» **Exercise task**
From the entries below, gather every line containing the string "seaborn".

» **Record excerpts**
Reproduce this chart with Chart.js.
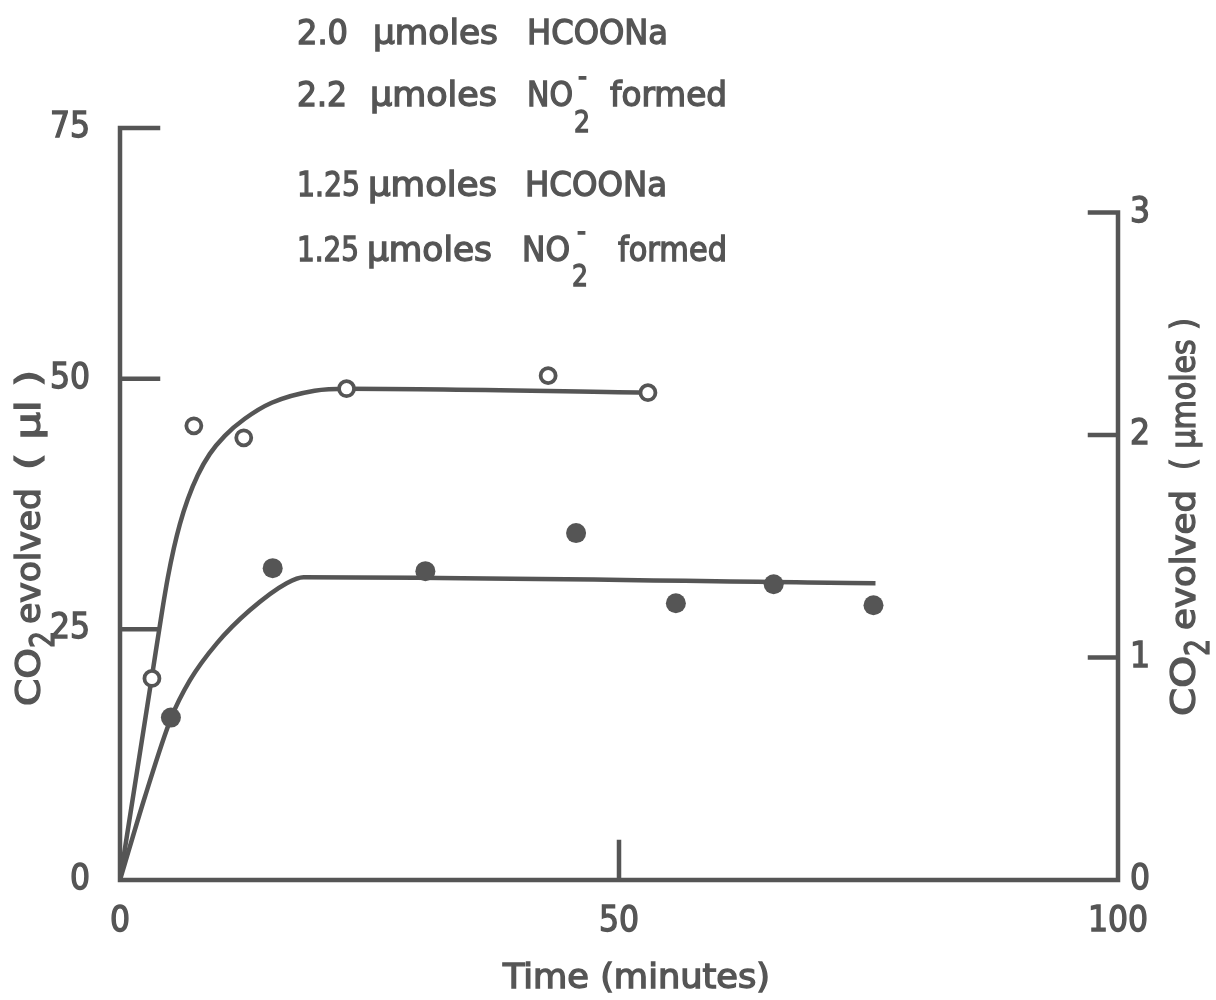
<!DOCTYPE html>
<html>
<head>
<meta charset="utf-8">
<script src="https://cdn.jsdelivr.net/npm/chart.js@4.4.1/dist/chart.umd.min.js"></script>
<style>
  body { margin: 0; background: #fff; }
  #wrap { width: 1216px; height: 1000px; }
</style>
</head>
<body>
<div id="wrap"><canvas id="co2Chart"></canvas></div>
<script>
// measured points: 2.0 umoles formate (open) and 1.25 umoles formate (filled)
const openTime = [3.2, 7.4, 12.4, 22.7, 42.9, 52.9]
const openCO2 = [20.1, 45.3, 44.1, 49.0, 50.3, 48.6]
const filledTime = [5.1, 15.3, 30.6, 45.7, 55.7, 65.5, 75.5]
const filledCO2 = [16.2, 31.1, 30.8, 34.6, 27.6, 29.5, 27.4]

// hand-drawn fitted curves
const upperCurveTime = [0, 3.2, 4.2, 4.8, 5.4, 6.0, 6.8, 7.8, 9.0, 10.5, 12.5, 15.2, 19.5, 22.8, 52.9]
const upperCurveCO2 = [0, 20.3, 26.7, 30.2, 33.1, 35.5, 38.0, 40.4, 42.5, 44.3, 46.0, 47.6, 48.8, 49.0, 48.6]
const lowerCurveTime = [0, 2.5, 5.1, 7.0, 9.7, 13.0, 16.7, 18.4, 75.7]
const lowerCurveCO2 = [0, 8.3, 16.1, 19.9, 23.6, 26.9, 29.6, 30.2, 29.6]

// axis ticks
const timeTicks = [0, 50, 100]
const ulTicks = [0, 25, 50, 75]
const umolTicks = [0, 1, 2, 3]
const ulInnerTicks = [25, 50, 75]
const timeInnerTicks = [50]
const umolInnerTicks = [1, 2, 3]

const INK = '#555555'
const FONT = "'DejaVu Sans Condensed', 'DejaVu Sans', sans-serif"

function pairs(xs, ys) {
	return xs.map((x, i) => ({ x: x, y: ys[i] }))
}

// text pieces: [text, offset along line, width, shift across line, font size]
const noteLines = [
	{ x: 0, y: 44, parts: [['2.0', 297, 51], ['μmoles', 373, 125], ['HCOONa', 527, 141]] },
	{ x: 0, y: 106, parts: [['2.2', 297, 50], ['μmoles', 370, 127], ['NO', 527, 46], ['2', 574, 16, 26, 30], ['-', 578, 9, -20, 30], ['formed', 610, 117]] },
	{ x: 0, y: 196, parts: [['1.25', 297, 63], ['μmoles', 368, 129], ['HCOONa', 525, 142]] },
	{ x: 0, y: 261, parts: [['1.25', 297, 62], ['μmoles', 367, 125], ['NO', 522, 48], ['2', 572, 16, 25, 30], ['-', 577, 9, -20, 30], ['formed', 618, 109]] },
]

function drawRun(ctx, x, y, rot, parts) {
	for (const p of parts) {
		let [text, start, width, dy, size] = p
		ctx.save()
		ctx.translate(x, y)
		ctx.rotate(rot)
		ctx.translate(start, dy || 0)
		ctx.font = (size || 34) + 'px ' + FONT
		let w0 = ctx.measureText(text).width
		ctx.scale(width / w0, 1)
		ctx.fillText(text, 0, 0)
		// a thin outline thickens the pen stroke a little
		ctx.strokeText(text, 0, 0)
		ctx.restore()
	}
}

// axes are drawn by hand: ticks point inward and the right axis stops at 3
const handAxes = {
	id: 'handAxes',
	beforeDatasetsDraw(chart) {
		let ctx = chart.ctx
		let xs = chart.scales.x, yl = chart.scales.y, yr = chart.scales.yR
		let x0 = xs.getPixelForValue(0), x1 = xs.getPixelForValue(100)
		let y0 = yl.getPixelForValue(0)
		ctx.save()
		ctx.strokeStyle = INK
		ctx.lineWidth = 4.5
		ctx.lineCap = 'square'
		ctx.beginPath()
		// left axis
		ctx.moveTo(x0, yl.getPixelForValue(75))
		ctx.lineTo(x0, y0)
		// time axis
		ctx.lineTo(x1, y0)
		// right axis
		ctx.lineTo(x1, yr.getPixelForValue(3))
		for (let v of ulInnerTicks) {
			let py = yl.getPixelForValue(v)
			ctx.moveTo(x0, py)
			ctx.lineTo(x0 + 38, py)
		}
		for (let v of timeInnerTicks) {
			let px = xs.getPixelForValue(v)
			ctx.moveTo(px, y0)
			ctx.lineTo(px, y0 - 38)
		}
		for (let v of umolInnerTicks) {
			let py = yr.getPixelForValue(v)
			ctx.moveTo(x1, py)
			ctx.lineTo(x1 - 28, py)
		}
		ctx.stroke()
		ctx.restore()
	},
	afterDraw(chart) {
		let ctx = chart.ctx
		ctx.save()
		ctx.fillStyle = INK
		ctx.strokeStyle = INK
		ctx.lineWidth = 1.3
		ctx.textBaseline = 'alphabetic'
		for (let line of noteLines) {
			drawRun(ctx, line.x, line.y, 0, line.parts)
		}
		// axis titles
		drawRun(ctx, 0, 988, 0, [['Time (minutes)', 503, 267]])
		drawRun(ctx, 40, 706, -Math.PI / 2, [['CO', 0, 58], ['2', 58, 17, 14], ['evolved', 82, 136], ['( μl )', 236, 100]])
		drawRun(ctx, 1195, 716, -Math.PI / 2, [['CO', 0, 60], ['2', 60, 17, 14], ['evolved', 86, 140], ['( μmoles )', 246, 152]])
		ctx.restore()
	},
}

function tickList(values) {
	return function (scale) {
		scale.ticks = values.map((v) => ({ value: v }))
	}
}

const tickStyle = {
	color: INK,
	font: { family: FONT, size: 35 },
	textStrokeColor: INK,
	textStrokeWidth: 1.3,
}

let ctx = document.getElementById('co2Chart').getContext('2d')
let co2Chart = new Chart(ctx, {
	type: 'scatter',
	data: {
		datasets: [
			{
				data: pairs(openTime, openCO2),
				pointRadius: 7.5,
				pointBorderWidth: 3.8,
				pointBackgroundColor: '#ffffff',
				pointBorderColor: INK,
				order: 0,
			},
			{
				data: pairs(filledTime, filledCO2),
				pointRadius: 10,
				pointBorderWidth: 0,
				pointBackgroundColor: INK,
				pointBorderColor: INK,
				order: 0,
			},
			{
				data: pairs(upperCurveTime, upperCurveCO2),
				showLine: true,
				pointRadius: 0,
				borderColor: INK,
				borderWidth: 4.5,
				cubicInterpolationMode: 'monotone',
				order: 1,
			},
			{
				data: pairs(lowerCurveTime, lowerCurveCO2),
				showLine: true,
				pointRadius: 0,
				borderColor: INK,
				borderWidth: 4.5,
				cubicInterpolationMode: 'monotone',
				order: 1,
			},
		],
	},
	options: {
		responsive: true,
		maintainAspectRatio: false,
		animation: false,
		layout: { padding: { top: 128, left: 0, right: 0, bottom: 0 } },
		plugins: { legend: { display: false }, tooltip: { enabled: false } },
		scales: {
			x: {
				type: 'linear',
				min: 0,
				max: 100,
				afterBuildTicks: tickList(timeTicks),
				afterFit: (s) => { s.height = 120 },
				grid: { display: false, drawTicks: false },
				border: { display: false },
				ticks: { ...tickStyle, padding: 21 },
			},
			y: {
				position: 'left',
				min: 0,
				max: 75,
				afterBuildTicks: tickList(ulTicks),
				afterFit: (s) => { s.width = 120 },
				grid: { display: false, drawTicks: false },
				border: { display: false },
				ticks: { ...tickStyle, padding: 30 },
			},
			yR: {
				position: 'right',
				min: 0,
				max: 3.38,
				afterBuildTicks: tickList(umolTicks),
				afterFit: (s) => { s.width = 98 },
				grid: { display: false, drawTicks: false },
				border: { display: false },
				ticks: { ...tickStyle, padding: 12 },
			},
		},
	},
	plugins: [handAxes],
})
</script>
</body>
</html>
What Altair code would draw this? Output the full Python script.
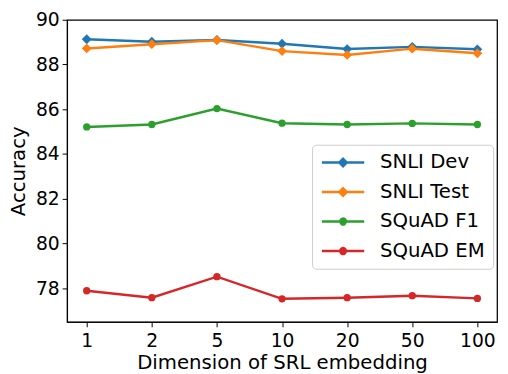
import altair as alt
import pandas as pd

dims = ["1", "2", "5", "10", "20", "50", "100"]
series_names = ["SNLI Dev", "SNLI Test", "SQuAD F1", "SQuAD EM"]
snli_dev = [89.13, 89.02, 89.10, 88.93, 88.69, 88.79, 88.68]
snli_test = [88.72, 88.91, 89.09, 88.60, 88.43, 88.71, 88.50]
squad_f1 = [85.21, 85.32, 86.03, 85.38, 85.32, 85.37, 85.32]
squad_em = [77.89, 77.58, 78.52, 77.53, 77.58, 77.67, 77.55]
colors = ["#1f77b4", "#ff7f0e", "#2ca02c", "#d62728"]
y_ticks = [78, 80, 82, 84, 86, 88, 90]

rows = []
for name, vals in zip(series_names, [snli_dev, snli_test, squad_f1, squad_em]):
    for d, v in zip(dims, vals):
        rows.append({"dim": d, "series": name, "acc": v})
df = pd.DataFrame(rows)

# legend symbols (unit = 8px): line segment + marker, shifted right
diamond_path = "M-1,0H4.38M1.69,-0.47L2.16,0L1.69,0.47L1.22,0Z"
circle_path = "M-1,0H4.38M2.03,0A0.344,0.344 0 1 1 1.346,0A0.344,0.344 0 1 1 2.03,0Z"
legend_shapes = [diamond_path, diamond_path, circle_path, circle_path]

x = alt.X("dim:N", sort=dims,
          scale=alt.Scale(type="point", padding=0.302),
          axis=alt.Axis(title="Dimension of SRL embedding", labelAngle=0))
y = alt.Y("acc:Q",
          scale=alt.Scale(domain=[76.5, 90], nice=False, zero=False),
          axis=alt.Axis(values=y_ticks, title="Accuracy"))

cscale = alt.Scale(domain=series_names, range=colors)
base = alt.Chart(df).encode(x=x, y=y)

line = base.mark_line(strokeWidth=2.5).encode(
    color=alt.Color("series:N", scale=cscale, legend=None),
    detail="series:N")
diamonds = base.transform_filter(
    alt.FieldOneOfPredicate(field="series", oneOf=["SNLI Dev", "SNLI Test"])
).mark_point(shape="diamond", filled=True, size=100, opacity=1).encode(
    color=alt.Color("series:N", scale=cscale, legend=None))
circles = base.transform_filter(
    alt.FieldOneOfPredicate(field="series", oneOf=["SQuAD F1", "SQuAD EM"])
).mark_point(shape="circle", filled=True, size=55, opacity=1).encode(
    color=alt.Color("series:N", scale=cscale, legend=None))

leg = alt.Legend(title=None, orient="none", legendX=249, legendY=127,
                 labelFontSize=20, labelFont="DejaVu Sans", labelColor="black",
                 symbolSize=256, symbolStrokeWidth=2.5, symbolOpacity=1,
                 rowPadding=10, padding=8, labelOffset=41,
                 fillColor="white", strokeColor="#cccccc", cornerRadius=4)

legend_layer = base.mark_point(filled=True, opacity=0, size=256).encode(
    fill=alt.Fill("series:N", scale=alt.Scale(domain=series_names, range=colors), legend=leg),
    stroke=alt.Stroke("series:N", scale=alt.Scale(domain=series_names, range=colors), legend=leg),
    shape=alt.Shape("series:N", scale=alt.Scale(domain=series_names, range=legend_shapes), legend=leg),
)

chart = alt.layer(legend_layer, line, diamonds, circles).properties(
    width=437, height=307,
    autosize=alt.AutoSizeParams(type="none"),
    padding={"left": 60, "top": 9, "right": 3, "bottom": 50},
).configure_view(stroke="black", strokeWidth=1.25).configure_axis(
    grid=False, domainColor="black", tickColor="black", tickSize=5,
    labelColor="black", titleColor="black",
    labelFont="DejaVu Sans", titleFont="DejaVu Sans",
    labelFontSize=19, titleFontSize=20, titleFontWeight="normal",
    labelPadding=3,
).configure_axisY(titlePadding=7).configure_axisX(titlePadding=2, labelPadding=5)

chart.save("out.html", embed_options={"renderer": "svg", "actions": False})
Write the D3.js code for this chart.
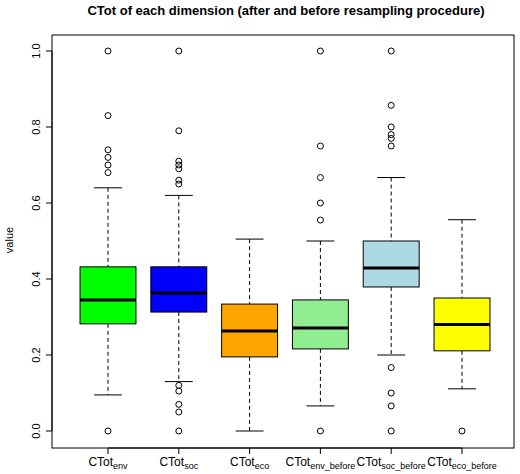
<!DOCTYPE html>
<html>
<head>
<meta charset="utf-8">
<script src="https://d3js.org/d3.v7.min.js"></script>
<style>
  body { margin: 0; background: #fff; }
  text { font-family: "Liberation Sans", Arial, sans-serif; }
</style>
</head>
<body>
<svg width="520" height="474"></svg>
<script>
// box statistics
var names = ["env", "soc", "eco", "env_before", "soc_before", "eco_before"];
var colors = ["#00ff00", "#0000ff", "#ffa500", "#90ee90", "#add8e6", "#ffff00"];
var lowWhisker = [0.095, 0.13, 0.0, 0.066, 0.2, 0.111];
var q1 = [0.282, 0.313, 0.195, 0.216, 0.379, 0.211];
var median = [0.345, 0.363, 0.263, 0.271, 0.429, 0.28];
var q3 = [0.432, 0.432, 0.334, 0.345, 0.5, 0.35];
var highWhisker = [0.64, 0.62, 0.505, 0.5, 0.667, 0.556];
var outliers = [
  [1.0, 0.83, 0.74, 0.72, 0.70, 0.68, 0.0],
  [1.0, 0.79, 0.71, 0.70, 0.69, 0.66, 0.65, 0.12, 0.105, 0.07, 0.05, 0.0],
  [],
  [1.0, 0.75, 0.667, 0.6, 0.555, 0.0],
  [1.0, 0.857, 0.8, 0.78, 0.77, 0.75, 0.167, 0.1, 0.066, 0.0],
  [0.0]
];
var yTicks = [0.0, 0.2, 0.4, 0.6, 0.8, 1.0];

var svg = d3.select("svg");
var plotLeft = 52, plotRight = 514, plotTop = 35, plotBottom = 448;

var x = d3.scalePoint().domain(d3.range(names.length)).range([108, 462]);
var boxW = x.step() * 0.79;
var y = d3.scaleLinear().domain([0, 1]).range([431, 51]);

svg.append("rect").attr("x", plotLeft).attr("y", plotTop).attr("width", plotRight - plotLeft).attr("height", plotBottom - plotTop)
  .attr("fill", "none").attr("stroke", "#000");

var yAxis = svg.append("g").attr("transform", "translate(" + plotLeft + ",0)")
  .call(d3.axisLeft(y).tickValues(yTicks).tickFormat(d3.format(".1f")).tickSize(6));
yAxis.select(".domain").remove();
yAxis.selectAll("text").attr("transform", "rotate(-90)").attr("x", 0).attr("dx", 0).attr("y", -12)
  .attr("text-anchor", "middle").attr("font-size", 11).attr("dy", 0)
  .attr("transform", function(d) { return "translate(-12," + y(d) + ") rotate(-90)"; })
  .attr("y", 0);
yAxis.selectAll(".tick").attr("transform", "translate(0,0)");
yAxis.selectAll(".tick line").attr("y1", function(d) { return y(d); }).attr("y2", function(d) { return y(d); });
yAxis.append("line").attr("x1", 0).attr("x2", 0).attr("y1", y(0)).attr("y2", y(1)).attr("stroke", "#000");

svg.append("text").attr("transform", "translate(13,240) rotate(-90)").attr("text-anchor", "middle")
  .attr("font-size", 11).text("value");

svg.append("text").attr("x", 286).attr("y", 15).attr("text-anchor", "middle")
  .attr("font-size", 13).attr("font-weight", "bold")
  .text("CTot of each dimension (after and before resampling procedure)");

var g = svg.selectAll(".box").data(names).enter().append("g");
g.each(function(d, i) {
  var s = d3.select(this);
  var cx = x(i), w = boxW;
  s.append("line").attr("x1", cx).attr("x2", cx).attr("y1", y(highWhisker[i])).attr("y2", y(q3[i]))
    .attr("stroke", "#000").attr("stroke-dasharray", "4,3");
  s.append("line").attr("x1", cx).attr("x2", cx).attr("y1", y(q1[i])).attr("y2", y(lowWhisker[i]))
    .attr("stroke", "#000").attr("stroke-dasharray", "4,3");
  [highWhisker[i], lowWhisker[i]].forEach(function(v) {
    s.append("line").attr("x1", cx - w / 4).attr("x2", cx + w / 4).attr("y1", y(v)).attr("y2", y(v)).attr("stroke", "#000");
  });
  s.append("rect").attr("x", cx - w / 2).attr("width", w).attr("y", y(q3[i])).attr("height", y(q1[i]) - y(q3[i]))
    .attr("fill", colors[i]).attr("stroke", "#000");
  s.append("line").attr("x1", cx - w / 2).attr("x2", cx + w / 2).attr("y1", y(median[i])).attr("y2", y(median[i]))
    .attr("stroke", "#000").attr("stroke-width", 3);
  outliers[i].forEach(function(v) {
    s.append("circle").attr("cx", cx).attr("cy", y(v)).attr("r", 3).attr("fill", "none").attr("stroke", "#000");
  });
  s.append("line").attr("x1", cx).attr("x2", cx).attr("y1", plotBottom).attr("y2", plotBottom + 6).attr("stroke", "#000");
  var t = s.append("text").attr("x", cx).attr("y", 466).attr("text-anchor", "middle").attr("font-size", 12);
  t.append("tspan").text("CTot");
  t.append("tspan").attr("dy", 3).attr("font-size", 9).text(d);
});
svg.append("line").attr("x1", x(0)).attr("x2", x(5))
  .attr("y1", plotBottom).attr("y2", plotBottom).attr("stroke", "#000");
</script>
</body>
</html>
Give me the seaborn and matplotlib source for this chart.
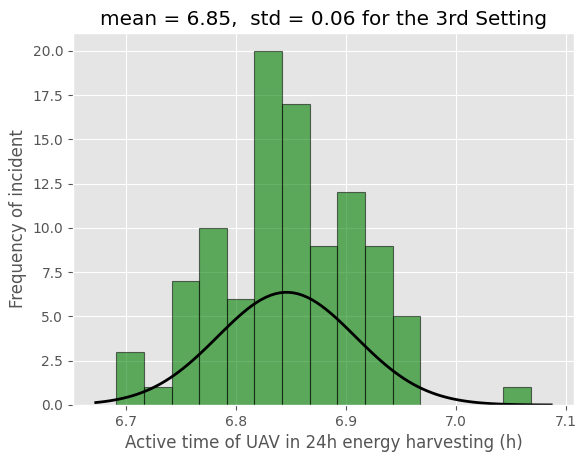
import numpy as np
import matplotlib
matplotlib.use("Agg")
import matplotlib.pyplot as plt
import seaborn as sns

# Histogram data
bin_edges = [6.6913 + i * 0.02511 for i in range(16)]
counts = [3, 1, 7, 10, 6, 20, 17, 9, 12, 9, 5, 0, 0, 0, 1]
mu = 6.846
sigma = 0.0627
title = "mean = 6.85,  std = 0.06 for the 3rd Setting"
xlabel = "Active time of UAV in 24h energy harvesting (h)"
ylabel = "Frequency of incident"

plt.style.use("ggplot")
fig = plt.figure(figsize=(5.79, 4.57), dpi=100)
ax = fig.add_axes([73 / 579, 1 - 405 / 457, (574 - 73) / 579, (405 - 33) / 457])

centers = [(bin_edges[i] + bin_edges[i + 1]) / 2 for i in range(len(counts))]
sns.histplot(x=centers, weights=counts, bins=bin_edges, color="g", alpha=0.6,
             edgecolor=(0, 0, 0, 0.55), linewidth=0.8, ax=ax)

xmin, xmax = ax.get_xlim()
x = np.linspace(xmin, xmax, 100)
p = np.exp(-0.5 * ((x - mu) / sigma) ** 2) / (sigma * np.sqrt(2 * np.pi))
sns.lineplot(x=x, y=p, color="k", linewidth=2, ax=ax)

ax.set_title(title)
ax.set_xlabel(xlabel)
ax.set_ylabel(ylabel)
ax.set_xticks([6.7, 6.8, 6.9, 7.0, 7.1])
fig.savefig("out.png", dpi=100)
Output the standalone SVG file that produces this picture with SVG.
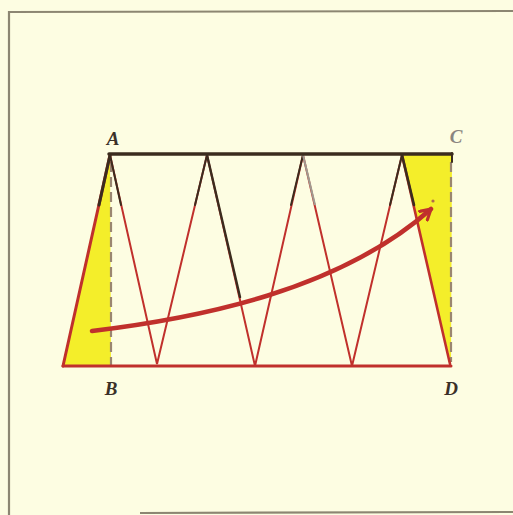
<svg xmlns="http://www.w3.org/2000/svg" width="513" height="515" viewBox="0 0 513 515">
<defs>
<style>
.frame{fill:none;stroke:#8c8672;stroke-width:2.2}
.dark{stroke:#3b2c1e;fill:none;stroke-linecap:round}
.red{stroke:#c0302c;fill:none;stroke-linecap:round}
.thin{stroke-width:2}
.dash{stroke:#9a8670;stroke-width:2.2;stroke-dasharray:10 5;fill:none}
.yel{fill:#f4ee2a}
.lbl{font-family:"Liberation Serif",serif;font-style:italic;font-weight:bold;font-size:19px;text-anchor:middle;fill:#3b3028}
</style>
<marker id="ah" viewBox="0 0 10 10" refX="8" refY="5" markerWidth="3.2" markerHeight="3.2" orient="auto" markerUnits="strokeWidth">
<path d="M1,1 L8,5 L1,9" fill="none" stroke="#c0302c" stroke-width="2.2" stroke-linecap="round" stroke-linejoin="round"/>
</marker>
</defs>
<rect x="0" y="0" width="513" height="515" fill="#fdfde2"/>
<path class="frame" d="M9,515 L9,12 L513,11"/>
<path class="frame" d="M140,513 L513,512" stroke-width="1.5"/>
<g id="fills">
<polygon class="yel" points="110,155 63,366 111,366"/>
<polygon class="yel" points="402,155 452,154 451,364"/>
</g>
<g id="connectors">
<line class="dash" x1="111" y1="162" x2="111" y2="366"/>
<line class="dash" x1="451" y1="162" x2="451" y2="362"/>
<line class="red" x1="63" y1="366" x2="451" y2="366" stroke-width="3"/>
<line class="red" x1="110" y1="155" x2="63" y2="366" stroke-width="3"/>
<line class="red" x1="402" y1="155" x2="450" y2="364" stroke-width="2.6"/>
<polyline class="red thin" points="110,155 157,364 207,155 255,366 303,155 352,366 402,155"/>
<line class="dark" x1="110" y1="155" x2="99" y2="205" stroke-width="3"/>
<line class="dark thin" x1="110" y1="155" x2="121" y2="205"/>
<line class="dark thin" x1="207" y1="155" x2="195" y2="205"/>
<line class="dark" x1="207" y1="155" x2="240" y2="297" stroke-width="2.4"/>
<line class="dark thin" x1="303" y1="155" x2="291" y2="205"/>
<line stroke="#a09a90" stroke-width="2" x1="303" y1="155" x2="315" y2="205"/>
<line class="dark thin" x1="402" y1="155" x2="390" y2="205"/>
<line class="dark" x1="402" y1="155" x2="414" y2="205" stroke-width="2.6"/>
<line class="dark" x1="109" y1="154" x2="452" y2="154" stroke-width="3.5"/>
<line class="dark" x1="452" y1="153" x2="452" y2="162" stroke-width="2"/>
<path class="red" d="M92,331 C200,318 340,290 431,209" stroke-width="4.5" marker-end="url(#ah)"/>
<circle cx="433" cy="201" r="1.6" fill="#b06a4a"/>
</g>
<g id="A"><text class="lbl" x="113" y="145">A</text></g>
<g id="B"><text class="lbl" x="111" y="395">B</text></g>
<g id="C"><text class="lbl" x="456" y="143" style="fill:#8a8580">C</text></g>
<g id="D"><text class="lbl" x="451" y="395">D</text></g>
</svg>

» **Answer for the task**
Give me the seaborn and matplotlib source for this chart.
import seaborn as sns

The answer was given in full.